Planetary 'first family' discovered by astronomers using Gemini and Keck Observatories

Astronomers using the Gemini North telescope and W.M. Keck Observatory on Hawaii's Mauna Kea, the tallest mountain in the Hawaiian chain, have obtained the first-ever direct images identifying a multi-planet system around a normal star.

The Gemini images allowed the international team to make the initial discovery of two of the planets in the confirmed planetary system with data obtained on Oct. 17, 2007. Then, on Oct. 25, 2007, and in the summer of 2008, the team, led by Christian Marois of the National Research Council of Canada's Herzberg Institute of Astrophysics in Victoria, British Columbia, and members from the U.S. and U.K., confirmed this discovery and found a third planet orbiting even closer to the star with images obtained by the Keck II telescope. These historic infrared images of an extra-solar multiple-planet system were made possible by adaptive optics technology used to correct in real time for atmospheric turbulence, the shimmering or blinking of starlight as it passes through the earth's atmosphere.

"This discovery is significant--it is the first time a family of planets around a normal star outside of our solar system was imaged," said Brian Patten, program manager at the National Science Foundation. "Scientists may now directly view planets themselves, as opposed to indirectly through a star's spectrum or its brightness."

Research results will be published in the Nov.13, 2008, issue of Science Express, an international weekly science journal.

The host star, a young, massive star called HR 8799, is about 130 light years away from Earth. Comparison of multi-epoch data shows that the three planets are all moving with, and orbiting around, the star, proving that they are associated with it rather than just unrelated background objects coincidentally aligned in the image.

The planets, which formed about 60 million years ago, are young enough that they are still glowing from heat released as they contracted, making them easier to see in infrared light. Analysis of the brightness and colors of the objects at multiple wavelengths shows that these objects are about seven and 10 times the mass of Jupiter. As in our solar system, these giant planets orbit in the outer regions of this system--at roughly 25, 40, and 70 times the Earth-Sun separation. The furthest planet orbits just inside a disk of dusty debris, similar to that produced by the comets of the Kuiper Belt objects of our solar system just beyond the orbit of Neptune at 30 times the Earth-Sun distance. In some ways, this planetary system seems to be a scaled-up version of our solar system orbiting a larger and brighter star.

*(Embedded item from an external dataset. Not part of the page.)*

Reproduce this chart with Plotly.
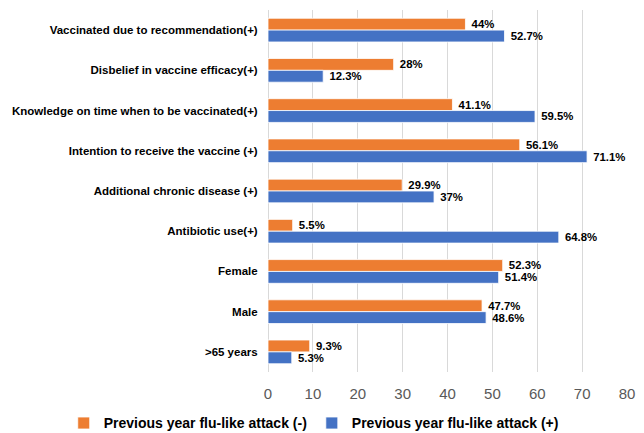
import plotly.graph_objects as go

# Survey factors, listed top to bottom
categories = [
    "Vaccinated due to recommendation(+)",
    "Disbelief in vaccine efficacy(+)",
    "Knowledge on time when to be vaccinated(+)",
    "Intention to receive the vaccine (+)",
    "Additional chronic disease (+)",
    "Antibiotic use(+)",
    "Female",
    "Male",
    ">65 years",
]
attack_neg = [44, 28, 41.1, 56.1, 29.9, 5.5, 52.3, 47.7, 9.3]
attack_pos = [52.7, 12.3, 59.5, 71.1, 37, 64.8, 51.4, 48.6, 5.3]
x_ticks = [0, 10, 20, 30, 40, 50, 60, 70, 80]

series_names = ["Previous year flu-like attack (-)", "Previous year flu-like attack (+)"]
series_colors = ["#ED7D31", "#4472C4"]

FONT = "Arial, 'Liberation Sans', sans-serif"

fig = go.Figure()
for name, vals, color in zip(series_names, [attack_neg, attack_pos], series_colors):
    fig.add_trace(go.Bar(
        y=categories,
        x=vals,
        name=name,
        orientation="h",
        marker=dict(color=color, line=dict(color="white", width=0.8)),
        texttemplate="\u00a0%{x}%",
        textposition="outside",
        cliponaxis=False,
        textfont=dict(family=FONT, size=11.5, color="black", weight="bold"),
    ))

fig.update_layout(
    width=644,
    height=433,
    margin=dict(l=268, r=17, t=10, b=61, autoexpand=False),
    paper_bgcolor="white",
    plot_bgcolor="white",
    barmode="group",
    bargap=0.41,
    bargroupgap=0,
    font=dict(family=FONT),
    legend=dict(
        orientation="h",
        x=-0.569,
        xanchor="left",
        y=-0.142,
        yanchor="middle",
        font=dict(family=FONT, size=14, color="black", weight="bold"),
        itemwidth=30,
        tracegroupgap=0,
    ),
    xaxis=dict(
        range=[0, 80],
        tickvals=x_ticks,
        showgrid=True,
        gridcolor="#D9D9D9",
        gridwidth=1,
        zeroline=True,
        zerolinecolor="#D9D9D9",
        zerolinewidth=1,
        showline=False,
        ticks="outside",
        ticklen=8,
        tickcolor="rgba(0,0,0,0)",
        tickfont=dict(family=FONT, size=15, color="#595959"),
    ),
    yaxis=dict(
        autorange="reversed",
        showgrid=False,
        showline=False,
        ticks="outside",
        ticklen=7,
        tickcolor="rgba(0,0,0,0)",
        tickfont=dict(family=FONT, size=11.5, color="black", weight="bold"),
    ),
)

fig.write_html("out.html")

HR 8799 observations are part of a survey of 80 such young, dusty, and massive stars located in the solar neighborhood. The survey is using adaptive optics systems at Gemini, Keck and VLT in Chile to constrain the Jupiter-mass planet populations in a range of separations inaccessible to other exoplanet detection techniques. This discovery was made after observing only a few stars, which may lead to the conclusion that Jupiter-mass planets at separations similar to the giant planets of our solar system are frequent around stars more massive than the Sun, Marois said. "HR 8799's planetary system will be studied in great detail in the years to come, and it will surely be a prime target for future next-generation, exoplanet finding instruments and dedicated space missions."